* _AIM OF THE EXERCISE_
Repeat only what lies from the line with "Reproduce this chart" to the line with "Serif', 'Times New", those two lines included, exactly as it stands; omit any images.

* _ENTRIES SHOWN_
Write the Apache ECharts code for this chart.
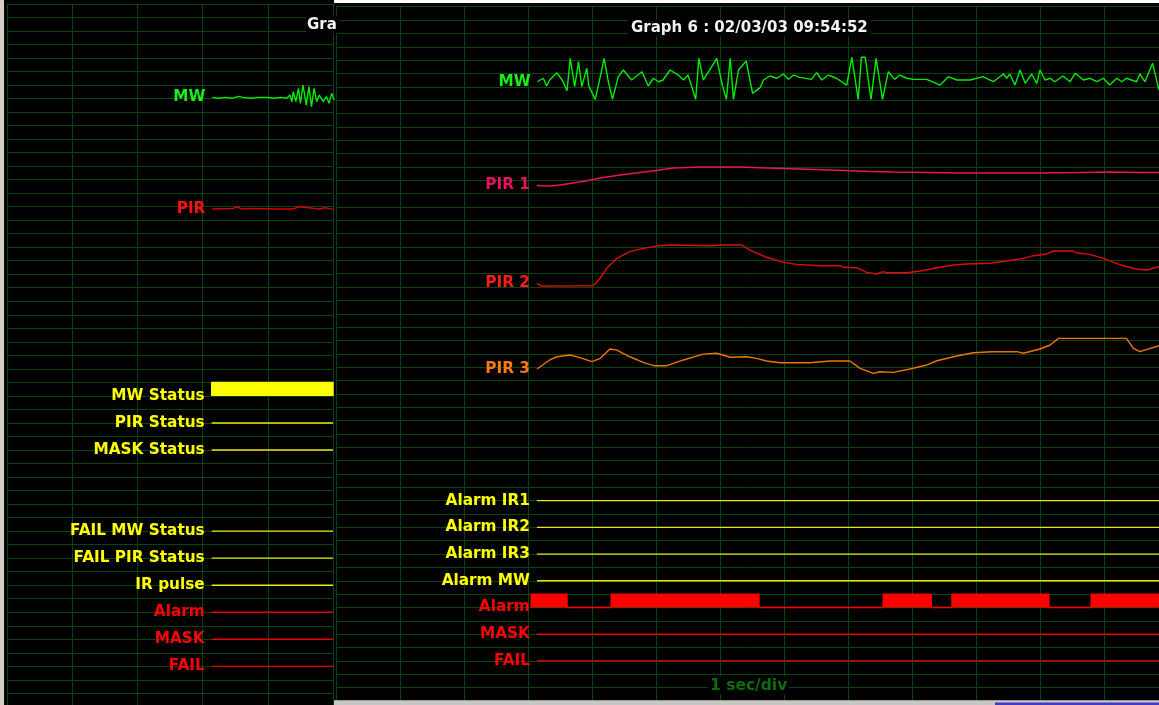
<!DOCTYPE html>
<html>
<head>
<meta charset="utf-8">
<script src="https://cdn.jsdelivr.net/npm/echarts@6/dist/echarts.min.js"></script>
<style>
html,body{margin:0;padding:0;background:#000;}
#chart{width:1159px;height:705px;}
</style>
</head>
<body>
<div id="chart"></div>
<script>
// ---------- DATA (time in s, vertical position in grid divisions from top) ----------
// Back window (Graph 5, partly hidden)
const backMW = [[3.15,6.92],[3.25,6.99],[3.35,6.92],[3.45,6.99],[3.55,6.85],[3.62,6.92],[3.75,6.99],[3.85,6.92],[4.0,6.92],[4.1,6.99],[4.2,6.92],[4.29,6.99],[4.34,6.75],[4.37,7.24],[4.39,6.50],[4.43,7.24],[4.47,6.25],[4.50,7.36],[4.54,6.01],[4.59,7.49],[4.63,6.13],[4.67,7.61],[4.71,6.25],[4.75,7.24],[4.79,6.75],[4.85,7.24],[4.90,6.87],[4.94,7.36],[4.98,6.62],[5.02,7.12]];
const backPIR = [[3.15,15.18],[3.47,15.13],[3.53,15.01],[3.60,15.18],[3.78,15.13],[4.08,15.18],[4.39,15.18],[4.47,15.01],[4.72,15.13],[4.80,15.18],[4.88,15.08],[5.0,15.20]];
const backMWStatusLevel = 29, backMWStatusHigh = 28;
const backMWStatusOn = [3.14], backMWStatusOff = [5.0];
const backYellowNames = ['PIR Status','MASK Status','FAIL MW Status','FAIL PIR Status','IR pulse'];
const backYellowLevels = [31,33,39,41,43];
const backRedNames = ['Alarm','MASK','FAIL'];
const backRedLevels = [45,47,49];
const backStart = 3.14, backEnd = 5.0;
const backTimeMax = 5, backDivMax = 51.86;

// Front window (Graph 6)
const frontMW = [[3.15,5.62],[3.19,5.49],[3.24,5.36],[3.29,5.94],[3.34,5.49],[3.45,4.94],[3.55,5.62],[3.61,6.29],[3.66,3.87],[3.73,5.99],[3.79,4.12],[3.84,5.99],[3.92,4.61],[3.95,5.94],[4.05,6.94],[4.13,5.24],[4.19,3.87],[4.25,5.49],[4.32,6.94],[4.41,5.24],[4.49,4.74],[4.62,5.49],[4.78,4.87],[4.88,5.94],[4.96,5.36],[5.04,5.62],[5.11,5.49],[5.22,4.74],[5.35,5.12],[5.43,5.49],[5.50,5.12],[5.56,5.99],[5.62,6.94],[5.67,3.87],[5.74,5.49],[5.84,4.74],[5.95,3.87],[6.03,5.74],[6.10,6.94],[6.16,3.87],[6.21,6.94],[6.29,4.74],[6.41,4.07],[6.51,6.49],[6.63,6.04],[6.68,5.49],[6.78,5.19],[6.89,5.36],[6.99,5.04],[7.07,5.44],[7.15,5.12],[7.25,5.29],[7.43,5.44],[7.51,4.94],[7.59,5.49],[7.69,5.12],[7.82,5.36],[7.98,5.87],[8.06,3.79],[8.16,6.94],[8.21,3.79],[8.27,3.79],[8.36,6.94],[8.44,3.87],[8.54,6.94],[8.63,4.87],[8.73,5.44],[8.81,5.12],[8.92,5.36],[9.02,5.44],[9.23,5.44],[9.44,5.87],[9.57,5.24],[9.70,5.49],[9.91,5.49],[10.11,5.24],[10.27,5.62],[10.43,5.04],[10.48,5.36],[10.53,5.04],[10.61,5.87],[10.69,4.74],[10.77,5.74],[10.87,5.04],[10.95,5.74],[11.0,4.74],[11.08,5.49],[11.16,5.36],[11.23,5.62],[11.36,5.19],[11.47,5.62],[11.55,4.99],[11.68,5.49],[11.78,5.36],[11.89,5.62],[11.99,5.36],[12.09,5.87],[12.20,5.36],[12.28,5.62],[12.35,5.36],[12.51,5.62],[12.56,5.04],[12.64,5.62],[12.76,4.24],[12.86,6.24]];
const frontPIR1 = [[3.14,13.39],[3.34,13.43],[3.5,13.36],[3.81,13.13],[4.13,12.83],[4.44,12.61],[4.75,12.42],[5.0,12.27],[5.27,12.08],[5.69,12.01],[6.31,12.01],[6.73,12.08],[7.25,12.16],[7.72,12.23],[8.34,12.34],[8.70,12.38],[9.28,12.42],[9.75,12.46],[10.38,12.46],[11.0,12.46],[11.63,12.42],[12.09,12.38],[12.56,12.42],[12.86,12.42]];
const frontPIR2 = [[3.14,20.72],[3.21,20.92],[4.02,20.90],[4.13,20.34],[4.23,19.60],[4.39,18.85],[4.59,18.35],[4.80,18.10],[5.01,17.93],[5.22,17.85],[5.84,17.90],[6.05,17.85],[6.34,17.85],[6.47,18.23],[6.73,18.77],[6.99,19.15],[7.20,19.30],[7.56,19.40],[7.88,19.40],[7.93,19.52],[8.14,19.55],[8.29,19.90],[8.45,20.02],[8.55,19.85],[8.60,19.93],[8.92,19.93],[9.13,19.80],[9.39,19.55],[9.65,19.35],[9.85,19.27],[10.22,19.22],[10.48,19.05],[10.74,18.85],[10.90,18.65],[11.10,18.52],[11.21,18.30],[11.52,18.30],[11.57,18.45],[11.78,18.55],[11.99,18.85],[12.15,19.15],[12.30,19.40],[12.51,19.65],[12.67,19.72],[12.86,19.48]];
const frontPIR3 = [[3.14,27.14],[3.34,26.46],[3.45,26.22],[3.66,26.09],[3.81,26.29],[4.0,26.59],[4.13,26.34],[4.28,25.64],[4.39,25.72],[4.59,26.22],[4.80,26.64],[4.96,26.89],[5.17,26.89],[5.43,26.46],[5.74,26.02],[5.95,25.96],[6.16,26.26],[6.42,26.22],[6.57,26.34],[6.73,26.54],[6.94,26.67],[7.40,26.67],[7.72,26.54],[8.03,26.54],[8.19,27.09],[8.40,27.46],[8.50,27.34],[8.71,27.39],[8.97,27.14],[9.23,26.84],[9.39,26.52],[9.70,26.16],[9.96,25.92],[10.25,25.84],[10.64,25.84],[10.74,25.96],[11.0,25.64],[11.16,25.34],[11.29,24.84],[12.35,24.84],[12.46,25.59],[12.56,25.84],[12.86,25.39]];
const frontYellowNames = ['Alarm IR1','Alarm IR2','Alarm IR3','Alarm MW'];
const frontYellowLevels = [37,39,41,43];
const frontAlarmLevel = 45, frontAlarmHigh = 44;
const frontAlarmOn  = [3.05, 4.30, 8.55, 9.625, 11.80];
const frontAlarmOff = [3.61, 6.61, 9.30, 11.14, 12.86];
const frontRedNames = ['MASK','FAIL'];
const frontRedLevels = [47,49];
const frontStart = 3.14, frontEnd = 12.86;
const frontTimeMax = 12.86, frontDivMax = 51.93;

const backTitle = 'Gra';
const frontTitle = 'Graph 6 : 02/03/03 09:54:52';
const scaleText = '1 sec/div';

// ---------- STYLE ----------
const FONT = 'DejaVu Sans';
const GRIDC = '#0a440a';
const LW = 1.4;
const C = {
  mw: '#00ee00', mwLabel: '#18f018',
  pir1: '#e8145e', pir2: '#e00c0c', pir2Label: '#ff1c1c', pir3: '#f07400', pir3Label: '#ff7a10',
  backPir: '#dc0000', backPirLabel: '#ff1010',
  yellow: '#e8e800', yellowLabel: '#ffff00', yellowBar: '#ffff00',
  red: '#e80000', redLabel: '#ff0000', redBar: '#ff0000'
};

function axis(grid, max) {
  return {
    type: 'value', gridIndex: grid, min: 0, max: max, interval: 1,
    axisLine: {show: false}, axisTick: {show: false}, axisLabel: {show: false},
    splitLine: {show: true, lineStyle: {color: GRIDC, width: 1}}
  };
}
function yaxis(grid, max) { const a = axis(grid, max); a.inverse = true; return a; }

function trace(grid, data, color) {
  return {type: 'line', xAxisIndex: grid, yAxisIndex: grid, data: data, symbol: 'none',
    lineStyle: {color: color, width: LW}, silent: true, animation: false, z: 2};
}
function pulse(grid, level, high, on, off, t0, t1, color) {
  const d = [[t0, level]];
  for (let i = 0; i < on.length; i++) {
    d.push([on[i], level], [on[i], high], [off[i], high], [off[i], level]);
  }
  d.push([t1, level]);
  return {type: 'line', xAxisIndex: grid, yAxisIndex: grid, data: d, symbol: 'none',
    lineStyle: {color: color, width: LW}, areaStyle: {color: color, opacity: 1, origin: level},
    silent: true, animation: false, z: 3};
}

const series = [];
const backLabels = [], frontLabels = [];
function lab(arr, text, pt, color, dist) {
  arr.push({value: [pt[0], pt[1]], name: text,
    label: {color: color, distance: dist == null ? 6.5 : dist}});
}

// back window
series.push(trace(0, backMW, C.mw)); lab(backLabels, 'MW', backMW[0], C.mwLabel);
series.push(trace(0, backPIR, C.backPir)); lab(backLabels, 'PIR', backPIR[0], C.backPirLabel);
series.push(pulse(0, backMWStatusLevel, backMWStatusHigh, backMWStatusOn, backMWStatusOff, backStart, backEnd, C.yellowBar));
lab(backLabels, 'MW Status', [backStart, backMWStatusLevel], C.yellowLabel);
backYellowNames.forEach((n, i) => {
  series.push(trace(0, [[backStart, backYellowLevels[i]], [backEnd, backYellowLevels[i]]], C.yellow));
  lab(backLabels, n, [backStart, backYellowLevels[i]], C.yellowLabel);
});
backRedNames.forEach((n, i) => {
  series.push(trace(0, [[backStart, backRedLevels[i]], [backEnd, backRedLevels[i]]], C.red));
  lab(backLabels, n, [backStart, backRedLevels[i]], C.redLabel);
});

// front window
series.push(trace(1, frontMW, C.mw)); lab(frontLabels, 'MW', frontMW[0], C.mwLabel);
series.push(trace(1, frontPIR1, C.pir1)); lab(frontLabels, 'PIR 1', frontPIR1[0], C.pir1);
series.push(trace(1, frontPIR2, C.pir2)); lab(frontLabels, 'PIR 2', frontPIR2[0], C.pir2Label);
series.push(trace(1, frontPIR3, C.pir3)); lab(frontLabels, 'PIR 3', frontPIR3[0], C.pir3Label);
frontYellowNames.forEach((n, i) => {
  series.push(trace(1, [[frontStart, frontYellowLevels[i]], [frontEnd, frontYellowLevels[i]]], C.yellow));
  lab(frontLabels, n, [frontStart, frontYellowLevels[i]], C.yellowLabel);
});
series.push(pulse(1, frontAlarmLevel, frontAlarmHigh, frontAlarmOn, frontAlarmOff, frontAlarmOn[0], frontEnd, C.redBar));
lab(frontLabels, 'Alarm', [frontAlarmOn[0], frontAlarmLevel], C.redLabel, 1);
frontRedNames.forEach((n, i) => {
  series.push(trace(1, [[frontStart, frontRedLevels[i]], [frontEnd, frontRedLevels[i]]], C.red));
  lab(frontLabels, n, [frontStart, frontRedLevels[i]], C.redLabel);
});

function labelSeries(grid, data) {
  return {type: 'scatter', xAxisIndex: grid, yAxisIndex: grid, data: data,
    symbol: 'rect', symbolSize: 1, itemStyle: {color: 'rgba(0,0,0,0)', opacity: 1},
    silent: true, animation: false, z: 5,
    label: {show: true, position: 'left', formatter: p => p.name,
      fontFamily: FONT, fontWeight: 'bold', fontSize: 15.3}};
}
series.push(labelSeries(0, backLabels));
series.push(labelSeries(1, frontLabels));

const titleStyle = {fontFamily: FONT, fontWeight: 'bold', fontSize: 15, color: '#f2f2f2'};
const option = {
  backgroundColor: '#000000',
  animation: false,
  title: [
    {text: backTitle, left: 306, top: 16.5, padding: [1, 2, 1, 1], backgroundColor: '#000', textStyle: titleStyle},
    {text: frontTitle, left: 628, top: 19.5, padding: [1, 3, 1, 3], backgroundColor: '#000', textStyle: titleStyle},
    {text: scaleText, left: 708, top: 676.5, padding: [1, 2, 1, 2], backgroundColor: '#000',
      textStyle: {fontFamily: FONT, fontWeight: 'bold', fontSize: 15.5, color: '#0b6e0b'}}
  ],
  grid: [
    {left: 7, top: 3.8, width: 326, height: 701.2},
    {left: 336, top: 6.7, width: 823, height: 693.3}
  ],
  xAxis: [axis(0, backTimeMax), axis(1, frontTimeMax)],
  yAxis: [yaxis(0, backDivMax), yaxis(1, frontDivMax)],
  series: series,
  graphic: [
    {type: 'rect', z: 100, silent: true, shape: {x: 0, y: 0, width: 4, height: 705}, style: {fill: '#d4d0c8'}},
    {type: 'rect', z: 100, silent: true, shape: {x: 334, y: 0, width: 825, height: 3}, style: {fill: '#ffffff'}},
    {type: 'rect', z: 100, silent: true, shape: {x: 334, y: 700, width: 825, height: 5}, style: {fill: '#c6c6c6'}},
    {type: 'rect', z: 101, silent: true, shape: {x: 334, y: 700, width: 825, height: 1}, style: {fill: '#a89c80'}},
    {type: 'rect', z: 101, silent: true, shape: {x: 995, y: 702.5, width: 164, height: 2.5}, style: {fill: '#3c3cc8'}}
  ]
};
const chart = echarts.init(document.getElementById('chart'));
chart.setOption(option);
</script>
</body>
</html>
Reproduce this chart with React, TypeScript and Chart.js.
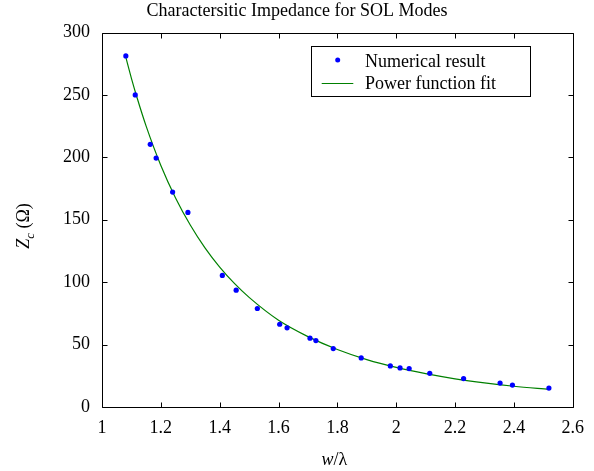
import React, { useEffect, useRef } from "react";
import { Chart, registerables } from "chart.js";

Chart.register(...registerables);

const chartTitle = "Charactersitic Impedance for SOL Modes";
const legendLabels = ["Numerical result", "Power function fit"];

const numericalX = [1.081, 1.113, 1.164, 1.184, 1.24, 1.292, 1.409, 1.456, 1.528, 1.604, 1.629, 1.707, 1.727, 1.786, 1.881, 1.98, 2.013, 2.044, 2.114, 2.229, 2.353, 2.395, 2.519];
const numericalY = [281.2, 250.0, 210.4, 199.4, 172.2, 155.9, 105.4, 93.6, 78.9, 66.3, 63.4, 55.1, 53.2, 46.8, 39.3, 32.9, 31.3, 30.8, 27.0, 22.8, 19.2, 17.6, 15.2];

const fitX = [1.08, 1.1, 1.12, 1.15, 1.2, 1.25, 1.3, 1.35, 1.4, 1.45, 1.5, 1.6, 1.7, 1.8, 1.9, 2.0, 2.1, 2.2, 2.3, 2.4, 2.52];
const fitY = [281, 263.3, 247.1, 225, 193.5, 167.5, 145.8, 127.5, 112.1, 99, 87.8, 69.5, 56.4, 46.1, 38, 31.7, 26.7, 22.6, 19.3, 16.6, 14];

const xTicks = [1, 1.2, 1.4, 1.6, 1.8, 2, 2.2, 2.4, 2.6];
const xTickLabels = ["1", "1.2", "1.4", "1.6", "1.8", "2", "2.2", "2.4", "2.6"];
const yTicks = [0, 50, 100, 150, 200, 250, 300];
const yTickLabels = ["0", "50", "100", "150", "200", "250", "300"];

const FONT = "'Liberation Serif', 'Times New Roman', serif";

const decorPlugin = {
  id: "decor",
  afterDraw(chart: any) {
    const { ctx, chartArea: a, scales } = chart;
    const xs = scales.x;
    const ys = scales.y;
    const l = Math.round(a.left) + 0.5;
    const r = Math.round(a.right) + 0.5;
    const t = Math.round(a.top) + 0.5;
    const b = Math.round(a.bottom) + 0.5;
    ctx.save();
    ctx.strokeStyle = "#000";
    ctx.lineWidth = 1;
    ctx.beginPath();
    ctx.rect(l, t, r - l, b - t);
    const tl = 5;
    xTicks.forEach((v) => {
      const px = Math.round(xs.getPixelForValue(v)) + 0.5;
      ctx.moveTo(px, b);
      ctx.lineTo(px, b - tl);
      ctx.moveTo(px, t);
      ctx.lineTo(px, t + tl);
    });
    yTicks.forEach((v) => {
      const py = Math.round(ys.getPixelForValue(v)) + 0.5;
      ctx.moveTo(l, py);
      ctx.lineTo(l + tl, py);
      ctx.moveTo(r, py);
      ctx.lineTo(r - tl, py);
    });
    ctx.stroke();

    // Title
    ctx.fillStyle = "#000";
    ctx.font = `18px ${FONT}`;
    ctx.textAlign = "center";
    ctx.textBaseline = "alphabetic";
    ctx.fillText(chartTitle, 297, 16);

    // X axis title: w/λ
    const xc = (a.left + a.right) / 2 - 3;
    ctx.font = `italic 18px ${FONT}`;
    const wW = ctx.measureText("w").width;
    ctx.font = `18px ${FONT}`;
    const restW = ctx.measureText("/λ").width;
    let sx = xc - (wW + restW) / 2;
    ctx.textAlign = "left";
    ctx.font = `italic 18px ${FONT}`;
    ctx.fillText("w", sx, 465);
    ctx.font = `18px ${FONT}`;
    ctx.fillText("/λ", sx + wW, 465);

    // Y axis title: Z_c (Ω)
    ctx.save();
    ctx.translate(28.5, 226);
    ctx.rotate(-Math.PI / 2);
    ctx.font = `italic 18px ${FONT}`;
    const zW = ctx.measureText("Z").width;
    ctx.font = `italic 13px ${FONT}`;
    const cW = ctx.measureText("c").width;
    ctx.font = `18px ${FONT}`;
    const oW = ctx.measureText(" (Ω)").width;
    const total = zW + cW + oW;
    let px = -total / 2;
    ctx.textAlign = "left";
    ctx.font = `italic 18px ${FONT}`;
    ctx.fillText("Z", px, 0);
    px += zW;
    ctx.font = `italic 13px ${FONT}`;
    ctx.fillText("c", px, 5);
    px += cW;
    ctx.font = `18px ${FONT}`;
    ctx.fillText(" (Ω)", px, 0);
    ctx.restore();

    // Legend
    ctx.fillStyle = "#fff";
    ctx.fillRect(311.5, 46.5, 219, 50);
    ctx.strokeStyle = "#000";
    ctx.lineWidth = 1;
    ctx.strokeRect(311.5, 46.5, 219, 50);
    ctx.fillStyle = "#0000ff";
    ctx.beginPath();
    ctx.arc(337.7, 60, 2.5, 0, Math.PI * 2);
    ctx.fill();
    ctx.strokeStyle = "#008000";
    ctx.lineWidth = 1.2;
    ctx.beginPath();
    ctx.moveTo(321.7, 83.5);
    ctx.lineTo(353.3, 83.5);
    ctx.stroke();
    ctx.fillStyle = "#000";
    ctx.font = `18px ${FONT}`;
    ctx.textAlign = "left";
    ctx.fillText(legendLabels[0], 365, 66.5);
    ctx.fillText(legendLabels[1], 365, 89.3);
    ctx.restore();
  },
};

export default function App() {
  const ref = useRef<HTMLCanvasElement | null>(null);
  useEffect(() => {
    document.body.style.margin = "0";
    const canvas = ref.current;
    if (!canvas) return;
    const chart = new Chart(canvas, {
      type: "scatter",
      data: {
        datasets: [
          {
            label: legendLabels[0],
            data: numericalX.map((x, i) => ({ x, y: numericalY[i] })),
            backgroundColor: "#0000ff",
            borderColor: "#0000ff",
            borderWidth: 0,
            pointRadius: 2.6,
            showLine: false,
            order: 0,
          },
          {
            label: legendLabels[1],
            data: fitX.map((x, i) => ({ x, y: fitY[i] })),
            borderColor: "#008000",
            backgroundColor: "#008000",
            borderWidth: 1.2,
            pointRadius: 0,
            showLine: true,
            cubicInterpolationMode: "monotone",
            order: 1,
          } as any,
        ],
      },
      options: {
        animation: false,
        responsive: false,
        devicePixelRatio: 1,
        layout: { padding: { top: 32.5, right: 16, left: 0, bottom: 0 } },
        plugins: {
          legend: { display: false },
          title: { display: false },
          tooltip: { enabled: false },
        },
        scales: {
          x: {
            type: "linear",
            position: "bottom",
            min: 1,
            max: 2.6,
            grid: { display: false, drawTicks: false },
            border: { display: false },
            afterBuildTicks: (s: any) => {
              s.ticks = xTicks.map((v) => ({ value: v }));
            },
            ticks: {
              color: "#000",
              font: { family: FONT, size: 18 },
              padding: 10,
              maxRotation: 0,
              autoSkip: false,
              callback: (v: any) => {
                const i = xTicks.findIndex((t) => Math.abs(t - v) < 1e-9);
                return i >= 0 ? xTickLabels[i] : "";
              },
            },
            afterFit: (s: any) => {
              s.height = 64;
            },
          },
          y: {
            type: "linear",
            min: 0,
            max: 300,
            grid: { display: false, drawTicks: false },
            border: { display: false },
            afterBuildTicks: (s: any) => {
              s.ticks = yTicks.map((v) => ({ value: v }));
            },
            ticks: {
              color: "#000",
              font: { family: FONT, size: 18 },
              padding: 12,
              autoSkip: false,
              callback: (v: any) => {
                const i = yTicks.findIndex((t) => Math.abs(t - v) < 1e-9);
                return i >= 0 ? yTickLabels[i] : "";
              },
            },
            afterFit: (s: any) => {
              s.width = 102;
            },
          },
        },
      },
      plugins: [decorPlugin],
    });
    return () => chart.destroy();
  }, []);
  return (
    <div style={{ width: 594, height: 471, background: "#fff" }}>
      <canvas ref={ref} width={594} height={471} style={{ display: "block" }} />
    </div>
  );
}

* _ANSWER IN FULL_
Reproduce this chart with React, TypeScript and Chart.js.
import React, { useEffect, useRef } from "react";
import { Chart, registerables } from "chart.js";

Chart.register(...registerables);

const chartTitle = "Charactersitic Impedance for SOL Modes";
const legendLabels = ["Numerical result", "Power function fit"];

const numericalX = [1.081, 1.113, 1.164, 1.184, 1.24, 1.292, 1.409, 1.456, 1.528, 1.604, 1.629, 1.707, 1.727, 1.786, 1.881, 1.98, 2.013, 2.044, 2.114, 2.229, 2.353, 2.395, 2.519];
const numericalY = [281.2, 250.0, 210.4, 199.4, 172.2, 155.9, 105.4, 93.6, 78.9, 66.3, 63.4, 55.1, 53.2, 46.8, 39.3, 32.9, 31.3, 30.8, 27.0, 22.8, 19.2, 17.6, 15.2];

const fitX = [1.08, 1.1, 1.12, 1.15, 1.2, 1.25, 1.3, 1.35, 1.4, 1.45, 1.5, 1.6, 1.7, 1.8, 1.9, 2.0, 2.1, 2.2, 2.3, 2.4, 2.52];
const fitY = [281, 263.3, 247.1, 225, 193.5, 167.5, 145.8, 127.5, 112.1, 99, 87.8, 69.5, 56.4, 46.1, 38, 31.7, 26.7, 22.6, 19.3, 16.6, 14];

const xTicks = [1, 1.2, 1.4, 1.6, 1.8, 2, 2.2, 2.4, 2.6];
const xTickLabels = ["1", "1.2", "1.4", "1.6", "1.8", "2", "2.2", "2.4", "2.6"];
const yTicks = [0, 50, 100, 150, 200, 250, 300];
const yTickLabels = ["0", "50", "100", "150", "200", "250", "300"];

const FONT = "'Liberation Serif', 'Times New Roman', serif";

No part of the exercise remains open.